17. The apparatus of claim 1, the first circuit and the second circuit being implemented on an integrated circuit (IC) chip, and the test signal line being implemented external to the IC chip.

18. A method comprising:

providing a test signal to at least one transmit path;

obtaining a received test signal via a test signal line electro-magnetically coupled to output of the at least one transmit path; and

processing the received test signal.

19. The method of claim 18, further comprising:

testing each of the at least one transmit path separately by passing the test signal to one transmit path at a time.

20. The method of claim 18, the at least one transmit path comprising multiple sets of transmit paths coupled to multiple sets of antenna elements for multiple antenna arrays, the method further comprising:

testing each of the multiple sets of transmit paths separately by passing the test signal to one set of transmit paths at a time.

21. An apparatus comprising:

means for providing a test signal to at least one transmit path;

means for obtaining a received test signal via a test signal line electro-magnetically coupled to output of the at least one transmit path; and

means for processing the received test signal.

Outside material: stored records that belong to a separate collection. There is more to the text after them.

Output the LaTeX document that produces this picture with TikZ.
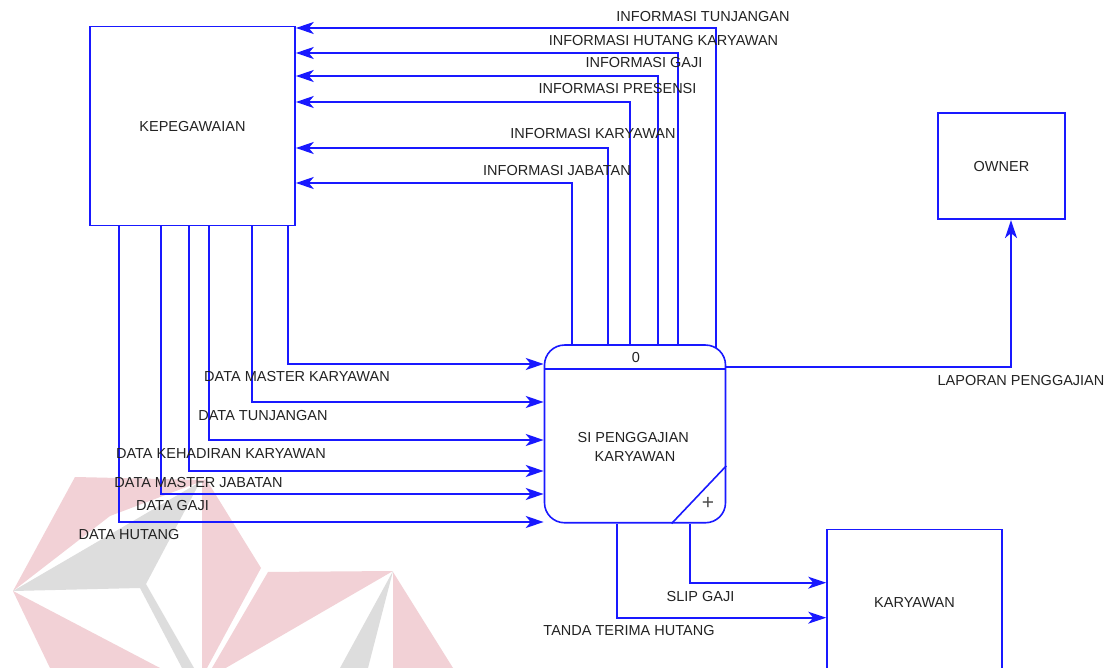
\documentclass[tikz,border=0pt]{standalone}
\usepackage{fontspec}
\setmainfont{Liberation Sans}
\usetikzlibrary{arrows.meta,calc}
\definecolor{dfd}{RGB}{25,25,255}
\definecolor{txt}{RGB}{35,35,35}
\definecolor{wmpink}{RGB}{242,209,214}
\definecolor{wmgrey}{RGB}{221,221,221}
\begin{document}
\begin{tikzpicture}[x=1pt,y=-1pt,
  lbl/.style={inner sep=0pt,text height=10.4pt,text depth=0pt,text=txt,font=\fontsize{14.5}{17}\selectfont},
  entity/.style={lbl,draw=dfd,line width=1.6pt,inner sep=0pt},
  procbox/.style={draw=dfd,line width=1.6pt,rounded corners=20pt,inner sep=0pt},
  flow/.style={draw=dfd,line width=1.8pt,-{Stealth[length=18pt,width=12pt,inset=5pt]}},
  thinline/.style={draw=dfd,line width=1.6pt},
]
\useasboundingbox (0,0) rectangle (1112,668);
\clip (0,0) rectangle (1112,668);
\fill[white] (0,0) rectangle (1112,668);

% watermark
\fill[wmpink] (75,477) -- (205,480) -- (110,516) -- (13,591) -- cycle;
\fill[wmgrey] (13,591) -- (200,482) -- (146,584) -- (194,668) -- (182,668) -- (140,588) -- cycle;
\fill[wmpink] (13,591) -- (50,668) -- (160,668) -- cycle;
\fill[wmpink] (202,481) -- (206,479) -- (261,568) -- (207,668) -- (202,668) -- cycle;
\fill[wmpink] (268,572) -- (393,571) -- (205,680) -- cycle;
\fill[wmgrey] (393,571) -- (368,668) -- (340,668) -- cycle;
\fill[wmpink] (393,572) -- (393,668) -- (453,668) -- cycle;

% entities and process
\node[entity, minimum width=205pt, minimum height=199pt] (kep) at (192.5,126.2) {KEPEGAWAIAN};
\node[entity, minimum width=127pt, minimum height=106pt] (own) at (1001.5,166.3) {OWNER};
\node[entity, minimum width=175pt, minimum height=145.4pt] (kar) at (914.5,602) {KARYAWAN};
\node[procbox, minimum width=181pt, minimum height=177.7pt] (proc) at (635,433.9) {};

\coordinate (pdiv) at (0,369);
\draw[thinline] (proc.west |- pdiv) -- (proc.east |- pdiv);
\coordinate (pd1) at ($(proc.south east)+(0,-57.7)$);
\coordinate (pd2) at ($(proc.south east)+(-54.7,0)$);
\draw[thinline] (pd1) -- (pd2);
\node[lbl] (pnum) at (636,357) {0};
\node[lbl] (pname1) at (633.3,437) {SI PENGGAJIAN};
\node[lbl] (pname2) at (635,456) {KARYAWAN};
\node[inner sep=0pt, text=black!70, font=\fontsize{21}{24}\selectfont] (plus) at (708,503) {+};

% top flows: process -> KEPEGAWAIAN
\coordinate (tx1) at (716,0);   \coordinate (ty1) at (0,28);
\coordinate (tx2) at (678,0);   \coordinate (ty2) at (0,53);
\coordinate (tx3) at (658,0);   \coordinate (ty3) at (0,76);
\coordinate (tx4) at (630,0);   \coordinate (ty4) at (0,102);
\coordinate (tx5) at (608,0);   \coordinate (ty5) at (0,148);
\coordinate (tx6) at (572,0);   \coordinate (ty6) at (0,183);
\coordinate (tstart1) at ($(proc.north -| tx1)+(0,3.5)$);
\draw[flow] (tstart1) |- (kep.east |- ty1);
\draw[flow] (proc.north -| tx2) |- (kep.east |- ty2);
\draw[flow] (proc.north -| tx3) |- (kep.east |- ty3);
\draw[flow] (proc.north -| tx4) |- (kep.east |- ty4);
\draw[flow] (proc.north -| tx5) |- (kep.east |- ty5);
\draw[flow] (proc.north -| tx6) |- (kep.east |- ty6);

\node[lbl] (l1) at (703,16.5) {INFORMASI TUNJANGAN};
\node[lbl] (l2) at (663.5,40) {INFORMASI HUTANG KARYAWAN};
\node[lbl] (l3) at (644,62.5) {INFORMASI GAJI};
\node[lbl] (l4) at (617.5,88.3) {INFORMASI PRESENSI};
\node[lbl] (l5) at (593,133.3) {INFORMASI KARYAWAN};
\node[lbl] (l6) at (557,170.5) {INFORMASI JABATAN};

% left flows: KEPEGAWAIAN -> process
\coordinate (lx1) at (288,0);  \coordinate (ly1) at (0,364);
\coordinate (lx2) at (252,0);  \coordinate (ly2) at (0,402);
\coordinate (lx3) at (209,0);  \coordinate (ly3) at (0,440);
\coordinate (lx4) at (189,0);  \coordinate (ly4) at (0,471);
\coordinate (lx5) at (161,0);  \coordinate (ly5) at (0,494);
\coordinate (lx6) at (119,0);  \coordinate (ly6) at (0,522);
\draw[flow] (kep.south -| lx1) |- (proc.west |- ly1);
\draw[flow] (kep.south -| lx2) |- (proc.west |- ly2);
\draw[flow] (kep.south -| lx3) |- (proc.west |- ly3);
\draw[flow] (kep.south -| lx4) |- (proc.west |- ly4);
\draw[flow] (kep.south -| lx5) |- (proc.west |- ly5);
\draw[flow] (kep.south -| lx6) |- (proc.west |- ly6);

\node[lbl] (d1) at (297,376.7) {DATA MASTER KARYAWAN};
\node[lbl] (d2) at (263,415) {DATA TUNJANGAN};
\node[lbl] (d3) at (221,453) {DATA KEHADIRAN KARYAWAN};
\node[lbl] (d4) at (198.5,482.7) {DATA MASTER JABATAN};
\node[lbl] (d5) at (172.5,505.7) {DATA GAJI};
\node[lbl] (d6) at (129,534) {DATA HUTANG};

% bottom flows: process -> KARYAWAN
\coordinate (bx1) at (617,0);  \coordinate (by1) at (0,617.7);
\coordinate (bx2) at (690,0);  \coordinate (by2) at (0,582.7);
\draw[flow] (proc.south -| bx1) |- (kar.west |- by1);
\draw[flow] (proc.south -| bx2) |- (kar.west |- by2);
\node[lbl] (s1) at (700.5,596) {SLIP GAJI};
\node[lbl] (s2) at (629,630) {TANDA TERIMA HUTANG};

% process -> OWNER
\coordinate (oy) at (0,367.3);
\coordinate (ox) at (1011,0);
\draw[flow] (proc.east |- oy) -| (own.south -| ox);
\node[lbl] (o1) at (1021,380) {LAPORAN PENGGAJIAN};
\end{tikzpicture}
\end{document}
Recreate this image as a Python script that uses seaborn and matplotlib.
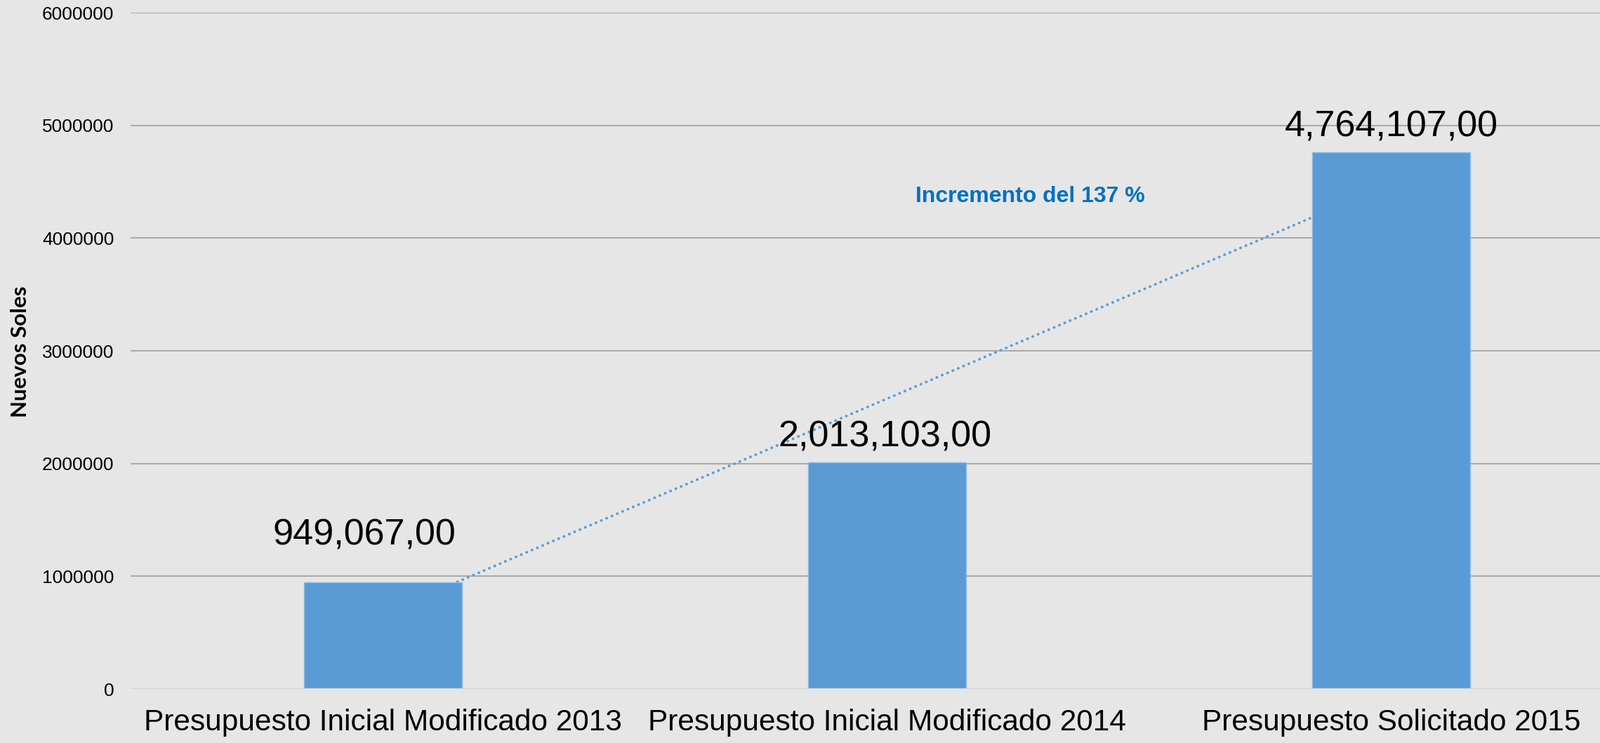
import numpy as np
import pandas as pd
import matplotlib
matplotlib.use("Agg")
import matplotlib.pyplot as plt
import seaborn as sns

# ---- data ----
categories = ["Presupuesto Inicial Modificado 2013",
              "Presupuesto Inicial Modificado 2014",
              "Presupuesto Solicitado 2015"]
values = [949067, 2013103, 4764107]
yticks = [0, 1000000, 2000000, 3000000, 4000000, 5000000, 6000000]
annotation_text = "Incremento del 137 %"
ylabel = "Nuevos Soles"

# ---- style ----
bg = "#E6E6E6"
bar_color = "#5B9BD5"
grid_color = "#ABABAB"
label_offsets = [(-19, 38), (-2, 16), (0, 16)]  # points

sns.set_theme(style="white")
plt.rcParams["font.family"] = ["Liberation Sans", "DejaVu Sans"]

fig = plt.figure(figsize=(22.79, 10.59), dpi=100, facecolor=bg)
ax_w = 2341 - 186
ax_h = 982 - 18
ax = fig.add_axes([186 / 2279, 1 - 982 / 1059, ax_w / 2279, ax_h / 1059])
ax.set_facecolor(bg)

df = pd.DataFrame({"cat": categories, "val": values, "pos": np.arange(len(values))})

sns.barplot(data=df, x="cat", y="val", color=bar_color, width=0.313,
            saturation=1, ax=ax, zorder=3, edgecolor="#8DBAE3", linewidth=1)

sns.regplot(data=df, x="pos", y="val", scatter=False, ci=None, ax=ax,
            truncate=True,
            line_kws=dict(color=bar_color, lw=2.7, linestyle=(0, (0.1, 2.1)),
                          dash_capstyle="round", zorder=2))

ax.set_xlim(-0.5, 2.5)
ax.set_ylim(0, 6000000)
ax.set_yticks(yticks)
ax.set_yticklabels([str(t) for t in yticks])
ax.set_xticks(range(len(categories)))
ax.set_xticklabels(categories)

for t in yticks[1:]:
    ax.axhline(t, color=grid_color, lw=1.5, zorder=1)
ax.axhline(0, color="#D4D4D4", lw=1.5, zorder=4)

for s in ax.spines.values():
    s.set_visible(False)

ax.tick_params(axis="y", length=0, pad=17, labelsize=19, labelcolor="black")
ax.tick_params(axis="x", length=0, pad=20, labelsize=30.5, labelcolor="black")

ax.set_xlabel("")
ax.set_ylabel(ylabel, fontsize=22.5, fontweight="bold", family=["Lato", "DejaVu Sans"],
              color="black", labelpad=0)
ax.yaxis.set_label_coords((43 - 186) / ax_w, (982 - 501) / ax_h)

for i, v in enumerate(values):
    ax.annotate(f"{v:,.0f},00", xy=(i, v), xytext=label_offsets[i],
                textcoords="offset points", ha="center", va="baseline",
                fontsize=37.5, color="black", zorder=5)

ax.text(1.284, 4368000, annotation_text, ha="center", va="center",
        fontsize=23, fontweight="bold", color="#0070C0", zorder=5)

fig.savefig("out.png", dpi=100, facecolor=bg)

22. An apparatus comprising:

a first circuit configured to provide an output radio frequency (RF) signal in a first mode and to provide a test signal to a test signal line in a second mode; and

at least one receive path configured to receive the test signal electro-magnetically coupled from the test signal line to input of the at least one receive path.

23. The apparatus of claim 22, the at least one receive path comprising:

at least one low noise amplifier (LNA) configured to amplify at least one received test signal in the second mode.

24. The apparatus of claim 23, the at least one receive path further comprising:

at least one phase shifter coupled between the at least one LNA and a receiver and configured to shift a phase of at least one received RF signal in the first mode or the at least one received test signal in the second mode.

25. The apparatus of claim 23, the at least one receive path further comprising:

at least one signal combiner coupled between the at least one LNA and a receiver and configured to combine at least one received RF signal from the at least one LNA.

26. A method comprising:

providing an output radio frequency (RF) signal with a first circuit in a first mode;

providing a test signal to a test signal line with the first circuit in a second mode;

obtaining at least one received test signal via electro-magnetic coupling from the test signal line to input of at least one receive path; and

processing the at least one received test signal with the at least one receive path in the second mode.